The British Army’s Household Cavalry has marked the start of the ceremonial season as they were put through their paces in London’s Hyde Park.
Famed for its glittering breastplates and plumed helmets, the military unit paraded in front of Major General Ben Bathurst – the general officer commanding the household division – to prove their readiness for another summer of pageantry.
With more than 165 soldiers and horses taking part in the event on Thursday, they were joined by two French and two Danish counterparts from their equivalent mounted regiments.
Staff corporal Carl Lacey said the annual inspection is “immensely important”, adding that it is crucial to refresh the drills and process in the minds of the horses and soldiers.

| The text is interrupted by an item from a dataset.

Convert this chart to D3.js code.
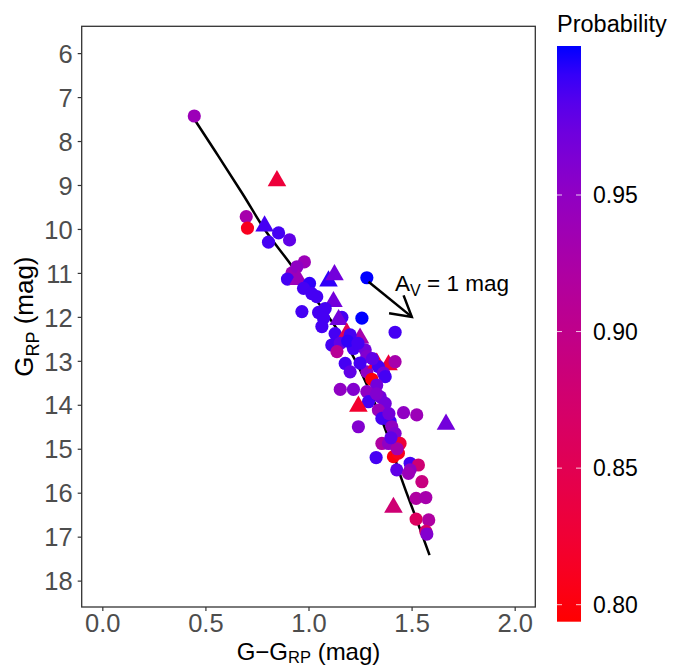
<!DOCTYPE html>
<html>
<head>
<meta charset="utf-8">
<script src="https://cdn.jsdelivr.net/npm/d3@7"></script>
<style>
  body { margin: 0; background: #fff; }
  svg { display: block; font-family: "Liberation Sans", Arial, sans-serif; }
</style>
</head>
<body>
<svg id="chart" width="673" height="667"></svg>
<script>
// ---- data ----
const colour = [0.446,0.847,0.698,0.704,0.787,0.855,0.806,0.908,0.980,0.920,0.944,0.898,0.952,1.005,1.097,1.126,1.283,0.976,1.040,1.016,1.121,0.968,1.049,1.081,1.162,1.146,1.259,1.420,1.073,1.065,1.129,1.186,1.250,1.202,1.113,1.154,1.218,1.275,1.138,1.283,1.178,1.202,1.283,1.331,1.388,1.420,1.339,1.364,1.372,1.307,1.331,1.154,1.218,1.283,1.348,1.291,1.242,1.372,1.339,1.461,1.525,1.667,1.356,1.396,1.242,1.404,1.420,1.356,1.388,1.444,1.328,1.412,1.436,1.493,1.533,1.428,1.493,1.550,1.485,1.522,1.569,1.412,1.522,1.583,1.569,1.574,1.190,1.240,1.310,1.250,1.330,1.390,1.430,1.400];
const mag = [7.43,8.87,9.72,9.98,9.90,10.09,10.30,10.25,10.75,11.00,10.86,11.14,11.12,11.24,11.15,11.01,11.11,11.35,11.54,11.47,11.62,11.88,11.90,11.81,12.01,12.03,12.03,12.35,12.03,12.22,12.38,12.34,12.45,12.41,12.64,12.60,12.72,12.75,12.79,12.90,13.06,13.25,13.25,13.02,13.06,13.02,13.13,13.28,13.36,13.42,13.55,13.65,13.65,13.70,13.82,13.93,14.00,13.97,14.12,14.18,14.23,14.41,14.31,14.38,14.50,14.50,14.65,14.88,14.88,14.88,15.20,15.18,15.10,15.33,15.37,15.48,15.48,15.75,15.56,16.13,16.11,16.30,16.60,16.62,16.88,16.94,12.55,12.60,12.95,13.05,13.75,14.20,15.00,14.75];
const prob = [0.94,0.83,0.93,0.81,0.99,0.99,0.99,0.98,0.94,0.94,0.95,0.99,0.94,0.995,0.995,0.97,1.0,0.99,0.99,0.99,0.97,0.99,0.99,0.99,0.99,0.97,1.0,0.99,0.99,0.99,0.99,0.85,0.93,0.99,0.99,0.98,0.99,0.97,0.91,0.96,0.99,0.98,0.95,0.82,0.83,0.93,0.99,0.97,0.99,0.80,0.97,0.95,0.96,0.95,0.97,0.99,0.82,0.97,0.94,0.95,0.94,0.97,0.99,0.99,0.96,0.95,0.96,0.92,0.95,0.83,0.99,0.80,0.81,0.99,0.88,0.98,0.95,0.89,0.94,0.92,0.93,0.88,0.86,0.92,0.87,0.96,0.995,0.99,0.98,0.99,0.96,0.97,0.93,0.98];
const shape = ["c","t","c","c","t","c","c","c","c","c","c","c","t","c","t","t","c","c","c","c","t","c","c","c","c","t","c","c","c","c","c","t","t","c","c","c","c","c","c","c","c","c","c","t","t","c","c","c","c","c","c","c","c","c","c","c","t","c","c","c","c","t","c","c","c","c","c","c","c","c","c","c","c","c","c","c","c","c","c","c","c","t","c","c","c","c","c","c","c","c","c","c","c","c"];

// isochrone curve
const isoColour = [0.425,0.55,0.68,0.79,0.90,0.99,1.06,1.12,1.20,1.25,1.315,1.38,1.453,1.525,1.587];
const isoMag    = [7.35,8.25,9.20,10.03,10.72,11.31,11.76,12.15,12.75,13.21,13.89,14.65,15.71,16.62,17.42];

// extinction arrow
const arrowFrom = [1.291, 11.20];
const arrowTo   = [1.501, 12.00];

const xTicks = [0.0, 0.5, 1.0, 1.5, 2.0];
const yTicks = [6,7,8,9,10,11,12,13,14,15,16,17,18];
const probTicks = [0.80, 0.85, 0.90, 0.95];

// ---- layout ----
const svg = d3.select("#chart");
const P = {left: 81.7, right: 535.3, top: 26.3, bottom: 607};

const x = d3.scaleLinear().domain([-0.1, 2.1]).range([P.left, P.right]);
const y = d3.scaleLinear().domain([5.39, 18.6]).range([P.top, P.bottom]);
const col = d3.scaleLinear().domain([0.797, 1.0]).range(["#FF0000", "#0000FF"])
  .interpolate(d3.interpolateLab).clamp(true);

// panel background
svg.append("rect").attr("x", P.left).attr("y", P.top)
  .attr("width", P.right - P.left).attr("height", P.bottom - P.top)
  .attr("fill", "#fff");

// isochrone
const line = d3.line().x(d => x(d[0])).y(d => y(d[1])).curve(d3.curveMonotoneX);
svg.append("path").datum(d3.zip(isoColour, isoMag))
  .attr("d", line).attr("fill", "none").attr("stroke", "#000").attr("stroke-width", 2.5);

// points
const pts = d3.range(colour.length).map(i => ({x: colour[i], y: mag[i], p: prob[i], s: shape[i]}));
const tri = d3.symbol().type(d3.symbolTriangle).size(150);
const g = svg.append("g");
pts.forEach(d => {
  if (d.s === "c") {
    g.append("circle").attr("cx", x(d.x)).attr("cy", y(d.y)).attr("r", 6.6)
      .attr("fill", col(d.p));
  } else {
    g.append("path").attr("d", tri())
      .attr("transform", `translate(${x(d.x)},${y(d.y) + 1.5})`)
      .attr("fill", col(d.p));
  }
});

// arrow
const ax0 = x(arrowFrom[0]), ay0 = y(arrowFrom[1]);
const ax1 = x(arrowTo[0]), ay1 = y(arrowTo[1]);
svg.append("line").attr("x1", ax0).attr("y1", ay0).attr("x2", ax1).attr("y2", ay1)
  .attr("stroke", "#000").attr("stroke-width", 2.5);
const ang = Math.atan2(ay1 - ay0, ax1 - ax0);
const hl = 23, ha = Math.PI / 6;
const head = [
  [ax1 - hl * Math.cos(ang - ha), ay1 - hl * Math.sin(ang - ha)],
  [ax1, ay1],
  [ax1 - hl * Math.cos(ang + ha), ay1 - hl * Math.sin(ang + ha)]
];
svg.append("path").attr("d", d3.line()(head)).attr("fill", "none")
  .attr("stroke", "#000").attr("stroke-width", 2.5).attr("stroke-linejoin", "miter");

const ann = svg.append("text").attr("x", x(1.42)).attr("y", y(11.3) + 5)
  .attr("font-size", 22.5).attr("fill", "#000");
ann.append("tspan").text("A");
ann.append("tspan").attr("dy", 5).attr("font-size", 16).text("V");
ann.append("tspan").attr("dy", -5).text(" = 1 mag");

// panel border
svg.append("rect").attr("x", P.left).attr("y", P.top)
  .attr("width", P.right - P.left).attr("height", P.bottom - P.top)
  .attr("fill", "none").attr("stroke", "#333").attr("stroke-width", 1.3);

// axes
const xAxis = svg.append("g").attr("transform", `translate(0,${P.bottom})`)
  .call(d3.axisBottom(x).tickValues(xTicks).tickFormat(d3.format(".1f")).tickSize(4).tickPadding(3));
const yAxis = svg.append("g").attr("transform", `translate(${P.left},0)`)
  .call(d3.axisLeft(y).tickValues(yTicks).tickSize(4).tickPadding(5));
[xAxis, yAxis].forEach(a => {
  a.select(".domain").remove();
  a.selectAll(".tick line").attr("stroke", "#333").attr("stroke-width", 1.2);
  a.selectAll(".tick text").attr("fill", "#4D4D4D").attr("font-size", 25.5)
    .attr("font-family", "Liberation Sans, Arial, sans-serif");
});
yAxis.selectAll(".tick text").attr("dy", "0.36em");

// axis titles
const xt = svg.append("text").attr("x", (P.left + P.right) / 2).attr("y", 659.5)
  .attr("text-anchor", "middle").attr("font-size", 24).attr("fill", "#000");
xt.append("tspan").text("G\u2212G");
xt.append("tspan").attr("dy", 3.5).attr("font-size", 16.5).text("RP");
xt.append("tspan").attr("dy", -3.5).text(" (mag)");

const yt = svg.append("text")
  .attr("transform", `translate(33,${(P.top + P.bottom) / 2}) rotate(-90)`)
  .attr("text-anchor", "middle").attr("font-size", 26).attr("fill", "#000");
yt.append("tspan").text("G");
yt.append("tspan").attr("dy", 6).attr("font-size", 18).text("RP");
yt.append("tspan").attr("dy", -6).text(" (mag)");

// colour bar legend
const L = {x: 557, w: 24, top: 46, bottom: 621.7};
const ly = d3.scaleLinear().domain([0.80, 0.95]).range([604.7, 195]);
const vTop = ly.invert(L.top), vBot = ly.invert(L.bottom);
const defs = svg.append("defs");
const grad = defs.append("linearGradient").attr("id", "pg")
  .attr("x1", 0).attr("y1", 1).attr("x2", 0).attr("y2", 0);
d3.range(0, 21).forEach(i => {
  const t = i / 20;
  const v = vBot + t * (vTop - vBot);
  grad.append("stop").attr("offset", t).attr("stop-color", col(v));
});
svg.append("rect").attr("x", L.x).attr("y", L.top).attr("width", L.w)
  .attr("height", L.bottom - L.top).attr("fill", "url(#pg)");
probTicks.forEach(v => {
  const yy = ly(v);
  svg.append("line").attr("x1", L.x).attr("x2", L.x + 5).attr("y1", yy).attr("y2", yy)
    .attr("stroke", "#fff").attr("stroke-width", 1).attr("opacity", 0.8);
  svg.append("line").attr("x1", L.x + L.w - 5).attr("x2", L.x + L.w).attr("y1", yy).attr("y2", yy)
    .attr("stroke", "#fff").attr("stroke-width", 1).attr("opacity", 0.8);
  svg.append("text").attr("x", 593).attr("y", yy).attr("dy", "0.36em")
    .attr("font-size", 23).attr("fill", "#000").text(d3.format(".2f")(v));
});
svg.append("text").attr("x", 557).attr("y", 32).attr("font-size", 23.5)
  .attr("fill", "#000").text("Probability");
</script>
</body>
</html>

“This is the precursor to the regiment going on parade in front of Her Majesty,” he said.
“The major general comes and gives us a tick in the box that he is happy with our turn out, the way that the horses look and are behaving.”
He said the inspection is as close to the format seen on the Queen’s birthday parade as possible, with the soldiers and horses replicating moves that will be performed.
With hundreds of hours of preparation leading up to the inspection, the mass of glinting metal and immaculately presented equines trotted across the grass in a display of military precision.
Based in Hyde Park, Knightsbridge, the mounted regiment of the Household Cavalry provides ceremonial troops for all state occasions including the opening of Parliament.
The cleaning and maintenance of the uniform and horses kit can take up to 10 hours – four hours for what the soldier or officer would wear, and five hours for the items worn by the horse.
Up to three kilograms of beeswax is used on the jackboots worn by the soldiers and can take seven hours per boot to polish up to their patent shine.